Another residency opportunity popped into my inbox last night, from Asialink which is administered by the University of Melbourne. About 40 Australian artists are placed in various Asian countries each year, and the programme sounds fabulous. I've talked to dearest husband about the possibility - wildly unlikely! - that I might be off to Malaysia for a couple of months next year and he was very cool about the whole thing: it's probably manageable as long as he and darling daughter could come over for a week or so in the middle, which is fine by me. But again, how likely is it? Answer: not very.

From a funder's point of view it obviously makes sense to poke money at young, energetic, up-and-coming artists who are all into cutting edge/inter-disciplinary/contemporary art making. They've got years ahead of them in which to make their mark on the art world and for their resume to trumpet the inspired confidence of an early grant-maker or residency organisation. I find myself rather glumly surveying my own prospects: gallery representation? Not likely in the near future, I think. Big competition win? It would help if I'd entered a big competition recently! Long career ahead of me? Yes, it's possible; artists don't exactly have a retirement date in mind since making art is as much about who they are as how they work. Residency? Well it would be nice to think so. I remember a crucial meeting with a large philanthropic organisation when I was Chair of Spike Island Printmakers in Bristol a few years ago. We had applied for a large grant to enable us to appoint a Director who could take us off into the bright blue yonder, but we were head-to-head with several other worthy applicants when the CEO came to visit me for a chat. Why, she asked me, should they give the money to us? And my reply was that everything starts with one person taking a leap of faith and investing in us: without that element of risk taking we would never have a chance to prove ourselves worthy. Once one trust or person made that leap, others would follow (if we managed the money sensibly) and we would shine. So she did. Fingers crossed that at some point the same will happen for me.

Thursday, May 06, 2010

Hunter gatherer

As I come home in the evenings now Orion, my favourite constellation, is visible in the south-westerly sky, very bright, with his belt oriented vertically in front of me as I drive up North Boambee Road and then bounce up the dirt track towards our block of land. I like Orion, partly because it was the first constellation I could find for myself in the night sky, partly because I can still see it in the southern hemisphere having grown up looking at it in English skies, and partly because its stars have such cool names: Betelgeuse, Rigel and Bellatrix, to name but a few.

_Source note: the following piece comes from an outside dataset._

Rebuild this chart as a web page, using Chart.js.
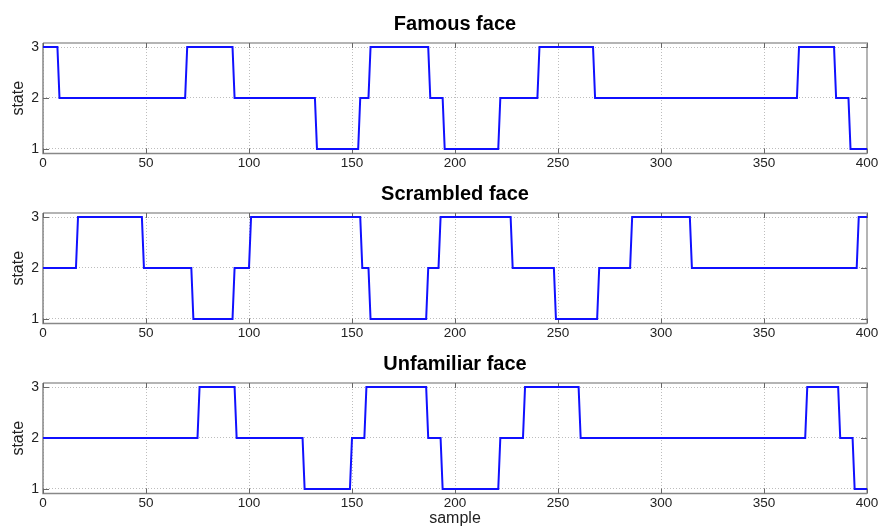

The days are getting noticeably shorter and the evenings and early mornings are cool. Well, comparatively cool. I realise that 20 degrees celcius probably doesn't count as cool in the UK but that's the temperature of my bedroom right now and I'll be taking a hot water bottle to bed tonight!

I love the light of dusk - if I'm not trying to do anything that requires seeing clearly, at any rate. It's a calm light, and silvered the mackerel clouds this evening. There's a southerly change coming and I just hope it won't bring rain at the weekend because that will affect the number of people who turn up to the opening of my show on Sunday afternoon.





















This morning I took Toby to the beach for a run, and exercised my arm and shoulder muscles throwing the ball for him. It was a morning of great gifts from the sea: many turban shells and trap doors which will, eventually, become part of something. My collection is growing and once I've located all the bags and boxes in the shed I'm sure I'll be inspired! But there were other treasures today as well, including a hand-sized abalone shell, a beautiful smoky piece of coral with gorgeously detailed shapes indented into it, and halves of shells that I aspire to turn into clasps for books. Eventually.



















I can't go to the local hardware store without buying plants or bulbs or something to do with gardening... I love home-grown tomatoes (even though the lady in the bookshop yesterday asked me - rhetorically - what was the point in growing tomatoes here when they're sold everywhere? My answer was, of course, that they taste better from your own garden). Right now I've got a list as long as your arm of things to do in the garden, ranging from "complete weed matting" to "plant all the trees and shrubs" to "create the citrus orchard". Henceforth these seedlings shall be known as The Tomatoes of Optimism.